Director Stuart Gordon (DAGON) followed his breakout H.P. Lovecraft-inspired films, RE-ANIMATOR and FROM BEYOND, with a charming little pseudo-slasher for producer Charles Band, DOLLS (1987).
Screenwriter Ed Naha's (TROLL) scenario is a twisted fairy tale: A disagreeable couple (Ian Patrick Williams and the director's wife, Carolyn Purdey-Gordon) and their precocious little girl (Carrie Lorraine) find themselves stranded in the English countryside when their rental car breaks down during a sudden storm. They take shelter in a nearby manor house occupied by an elderly doll maker (Guy Rolfe, MR. SARDONICUS) and his wife (Hilary Mason). Soon, another American tourist (Stephen Lee) accompanied by a couple of cute punk hitchhikers, shows up seeking sanctuary and all the weary travelers are assigned guest rooms for the night.
Before long, one of the pretty punks decides she wants to rob the place, and finds that the toy maker's hundreds of dolls, which fill every shelf, nook and cranny of the sprawling house, don't take kindly to such antisocial activities. Thus begins a bloody spree of deadly doll action, and a series of gory demises that should satisfy fright fans with sanguinary tastes.
Gordon brings his usual wit and style to the proceedings, and the cast – especially Rolfe, Mason, Purdey-Gordon and Stephen Lee – is excellent, bringing just the right tone to their performances. David Allen's good, old-fashioned stop-motion effects bring the murderous manikins to life without the benefit of expensive CGI, and they're more than effective.
This unheralded gem, unfortunately buried in the RE-ANIMATOR buzz of the time, kicked off a whole bunch of "killer toy" movies from producer Band, including the seemingly interminable PUPPETMASTER vidflick series. Now available on DVD from MGM/Sony, DOLLS comes to the digital format in a sharp, solid anamorphic 1.85:1 widescreen transfer. The movie looks beautiful – far better than its cable airings in the Eighties. (A full-frame, open matte version is also provided on the B-side, if you really need to see it as it aired on Cinemax.)

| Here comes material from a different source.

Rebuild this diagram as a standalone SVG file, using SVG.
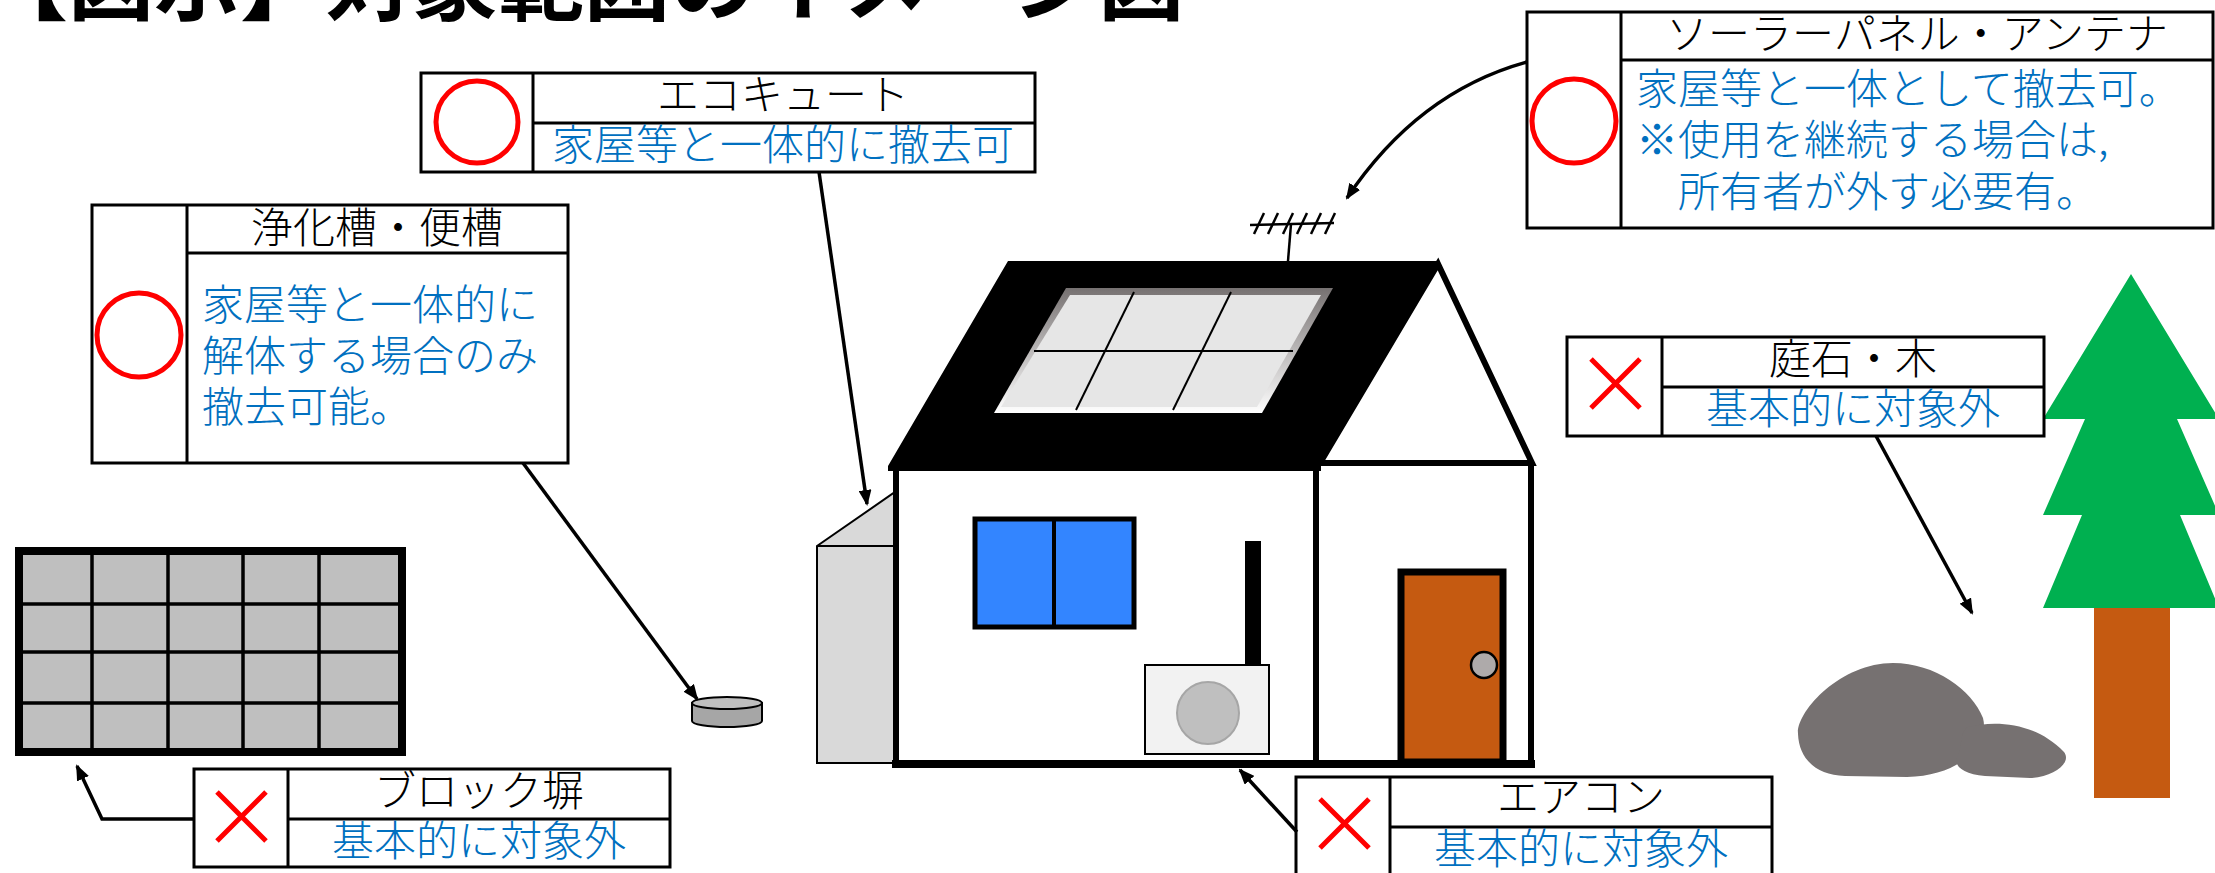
<svg xmlns="http://www.w3.org/2000/svg" width="2215" height="873" viewBox="0 0 2215 873">
  <style>
    .frame { fill: #fff; stroke: #000; stroke-width: 3; }
    .rule { stroke: #000; stroke-width: 3; fill: none; }
    .ok { fill: none; stroke: #FF0000; stroke-width: 5; }
    .ng { stroke: #FF0000; stroke-width: 5; fill: none; }
    .jp { font-family: "Noto Sans CJK JP", "Noto Sans CJK SC", sans-serif; font-size: 42px; font-weight: 300; }
    .head { fill: #000; text-anchor: middle; }
    .note { fill: #0070C0; }
    .mid { text-anchor: middle; }
    .link { fill: none; stroke: #000; stroke-width: 3.5; marker-end: url(#arrow); }
  </style>
  <defs>
    <marker id="arrow" markerUnits="userSpaceOnUse" viewBox="0 0 16 13" markerWidth="16" markerHeight="13" refX="14" refY="6.5" orient="auto">
      <path d="M0,0 L16,6.5 L0,13 Z" fill="#000"/>
    </marker>
    <linearGradient id="panelFrame" x1="0" y1="0" x2="0" y2="1">
      <stop offset="0" stop-color="#767171"/>
      <stop offset="1" stop-color="#FFFFFF"/>
    </linearGradient>
  </defs>

  <rect width="2215" height="873" fill="#fff"/>

  <!-- heading -->
  <g id="title">
    <text x="-18" y="14" font-family="'Noto Sans CJK JP', 'Noto Sans CJK SC', sans-serif" font-size="86" font-weight="700" fill="#000">【図示】対象範囲のイメージ図</text>
  </g>

  <!-- block wall -->
  <g id="block-wall">
    <rect x="19" y="551" width="383" height="201" fill="#BFBFBF" stroke="#000" stroke-width="8"/>
    <g stroke="#000" stroke-width="3.5">
      <line x1="92" y1="551" x2="92" y2="752"/>
      <line x1="168" y1="551" x2="168" y2="752"/>
      <line x1="243" y1="551" x2="243" y2="752"/>
      <line x1="319" y1="551" x2="319" y2="752"/>
      <line x1="19" y1="604" x2="402" y2="604"/>
      <line x1="19" y1="652" x2="402" y2="652"/>
      <line x1="19" y1="703" x2="402" y2="703"/>
    </g>
  </g>

  <!-- septic tank -->
  <g id="septic-tank">
    <path d="M692,703 L692,721 A35,6 0 0 0 762,721 L762,703 Z" fill="#A6A6A6" stroke="#000" stroke-width="2"/>
    <ellipse cx="727" cy="703" rx="35" ry="6" fill="#BFBFBF" stroke="#000" stroke-width="2"/>
  </g>

  <!-- house -->
  <g id="house">
    <!-- water heater unit beside the wall -->
    <polygon points="817,546 895,492 895,763 817,763" fill="#D9D9D9" stroke="#000" stroke-width="2"/>
    <line x1="817" y1="546" x2="895" y2="546" stroke="#000" stroke-width="2"/>
    <!-- walls -->
    <rect x="896" y="468" width="420" height="296" fill="#fff" stroke="#000" stroke-width="6"/>
    <rect x="1316" y="463" width="215" height="301" fill="#fff" stroke="#000" stroke-width="6"/>
    <polygon points="1320,463 1438,264 1532,463" fill="#fff" stroke="#000" stroke-width="6" stroke-linejoin="miter"/>
    <!-- roof -->
    <polygon points="1008,261 1439,261 1321,466 1321,471 888,471 888,466" fill="#000"/>
    <!-- solar panel -->
    <polygon points="1066,288 1333,288 1262,413 994,413" fill="url(#panelFrame)"/>
    <polygon points="1070,295 1321,295 1257,407 1001,407" fill="#E6E6E6"/>
    <g stroke="#000" stroke-width="2">
      <line x1="1034" y1="351" x2="1293" y2="351"/>
      <line x1="1134" y1="292" x2="1076" y2="410"/>
      <line x1="1231" y1="292" x2="1173" y2="410"/>
    </g>
    <!-- antenna -->
    <g stroke="#000" stroke-width="2.5">
      <line x1="1288" y1="261" x2="1291" y2="224"/>
      <line x1="1250" y1="225" x2="1334" y2="223"/>
      <line x1="1264" y1="213" x2="1254" y2="234"/>
      <line x1="1278" y1="213" x2="1268" y2="234"/>
      <line x1="1293" y1="213" x2="1283" y2="234"/>
      <line x1="1307" y1="213" x2="1297" y2="234"/>
      <line x1="1321" y1="213" x2="1311" y2="234"/>
      <line x1="1335" y1="213" x2="1325" y2="234"/>
    </g>
    <!-- window -->
    <rect x="975" y="519" width="159" height="108" fill="#3385FF" stroke="#000" stroke-width="5"/>
    <line x1="1054" y1="519" x2="1054" y2="627" stroke="#000" stroke-width="4"/>
    <!-- air conditioner -->
    <rect x="1245" y="541" width="16" height="125" fill="#000"/>
    <rect x="1145" y="665" width="124" height="89" fill="#F2F2F2" stroke="#000" stroke-width="2"/>
    <ellipse cx="1208" cy="713" rx="31" ry="31" fill="#BFBFBF" stroke="#A6A6A6" stroke-width="2"/>
    <!-- door -->
    <rect x="1401" y="572" width="102" height="190" fill="#C55A11" stroke="#000" stroke-width="7"/>
    <ellipse cx="1484" cy="665" rx="13" ry="13" fill="#AEAAAA" stroke="#000" stroke-width="2.5"/>
    <!-- ground line -->
    <line x1="892" y1="764" x2="1535" y2="764" stroke="#000" stroke-width="8"/>
  </g>

  <!-- garden stones -->
  <g id="stones" fill="#767171">
    <path d="M1798,734 C1796,712 1840,663 1893,663 C1935,663 1972,690 1983,718 C1990,745 1960,776 1907,777 L1845,776 C1815,775 1799,758 1798,734 Z"/>
    <path d="M1968,727 C1995,720 2035,722 2064,752 C2072,762 2055,777 2030,778 L1985,776 C1962,774 1952,765 1958,755 C1962,745 1960,732 1968,727 Z"/>
  </g>

  <!-- tree -->
  <g id="tree">
    <rect x="2094" y="606" width="76" height="192" fill="#C55A11"/>
    <polygon points="2131,274 2043,419 2085,419 2043,515 2082,515 2043,608 2219,608 2180,515 2219,515 2177,419 2219,419" fill="#00B050"/>
  </g>

  <!-- label: water heater -->
  <g id="label-ecocute" class="jp">
    <rect class="frame" x="421" y="73" width="614" height="99"/>
    <line class="rule" x1="533" y1="73" x2="533" y2="172"/>
    <line class="rule" x1="533" y1="123" x2="1035" y2="123"/>
    <circle class="ok" cx="477" cy="122" r="41"/>
    <text class="head" x="783" y="110">エコキュート</text>
    <text class="note mid" x="783" y="160">家屋等と一体的に撤去可</text>
  </g>

  <!-- label: septic tank -->
  <g id="label-septic" class="jp">
    <rect class="frame" x="92" y="205" width="476" height="258"/>
    <line class="rule" x1="187" y1="205" x2="187" y2="463"/>
    <line class="rule" x1="187" y1="253" x2="568" y2="253"/>
    <circle class="ok" cx="139" cy="335" r="42"/>
    <text class="head" x="377" y="243">浄化槽・便槽</text>
    <text class="note" x="202" y="320">家屋等と一体的に</text>
    <text class="note" x="202" y="371">解体する場合のみ</text>
    <text class="note" x="202" y="422">撤去可能。</text>
  </g>

  <!-- label: solar panel and antenna -->
  <g id="label-solar" class="jp">
    <rect class="frame" x="1527" y="12" width="686" height="216"/>
    <line class="rule" x1="1621" y1="12" x2="1621" y2="228"/>
    <line class="rule" x1="1621" y1="60" x2="2213" y2="60"/>
    <circle class="ok" cx="1574" cy="121" r="42"/>
    <text class="head" x="1917" y="49">ソーラーパネル・アンテナ</text>
    <text class="note" x="1636" y="104">家屋等と一体として撤去可。</text>
    <text class="note" x="1636" y="155">※使用を継続する場合は,</text>
    <text class="note" x="1678" y="207">所有者が外す必要有。</text>
  </g>

  <!-- label: garden stones and trees -->
  <g id="label-garden" class="jp">
    <rect class="frame" x="1567" y="337" width="477" height="99"/>
    <line class="rule" x1="1662" y1="337" x2="1662" y2="436"/>
    <line class="rule" x1="1662" y1="387" x2="2044" y2="387"/>
    <path class="ng" d="M1591,359 L1640,408 M1640,359 L1591,408"/>
    <text class="head" x="1853" y="374">庭石・木</text>
    <text class="note mid" x="1853" y="424">基本的に対象外</text>
  </g>

  <!-- label: block wall -->
  <g id="label-blockwall" class="jp">
    <rect class="frame" x="194" y="769" width="476" height="98"/>
    <line class="rule" x1="288" y1="769" x2="288" y2="867"/>
    <line class="rule" x1="288" y1="819" x2="670" y2="819"/>
    <path class="ng" d="M217,792 L266,841 M266,792 L217,841"/>
    <text class="head" x="479" y="806">ブロック塀</text>
    <text class="note mid" x="479" y="856">基本的に対象外</text>
  </g>

  <!-- label: air conditioner -->
  <g id="label-aircon" class="jp">
    <rect class="frame" x="1296" y="777" width="476" height="100"/>
    <line class="rule" x1="1390" y1="777" x2="1390" y2="877"/>
    <line class="rule" x1="1390" y1="827" x2="1772" y2="827"/>
    <path class="ng" d="M1320,799 L1369,848 M1369,799 L1320,848"/>
    <text class="head" x="1581" y="812">エアコン</text>
    <text class="note mid" x="1581" y="864">基本的に対象外</text>
  </g>

  <!-- connectors -->
  <g id="connectors">
    <path class="link" d="M819,172 L867,504"/>
    <path class="link" d="M523,463 L697,699"/>
    <path class="link" d="M1527,62 Q1418,92 1347,198"/>
    <path class="link" d="M1876,436 L1972,613"/>
    <path class="link" d="M194,819 L102,819 L77,766"/>
    <path class="link" d="M1297,832 L1240,770"/>
  </g>
</svg>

Not only has MGM provided a pristine transfer, but they've actually sprung for a few extra features as well. First off is an informative and fascinating commentary track by director Gordon and screenwriter Naha. Then there's a second commentary track with several of the film's principal cast members. There's a storyboard-to-film comparison featurette and a photo gallery. And, finally, there's the original theatrical trailer (I remember when films like this still played in theaters – Christ, I'm old), which manages to give away all the best effects and gags in the film.
All in all, a great little Eighties horror flick, and highly recommended.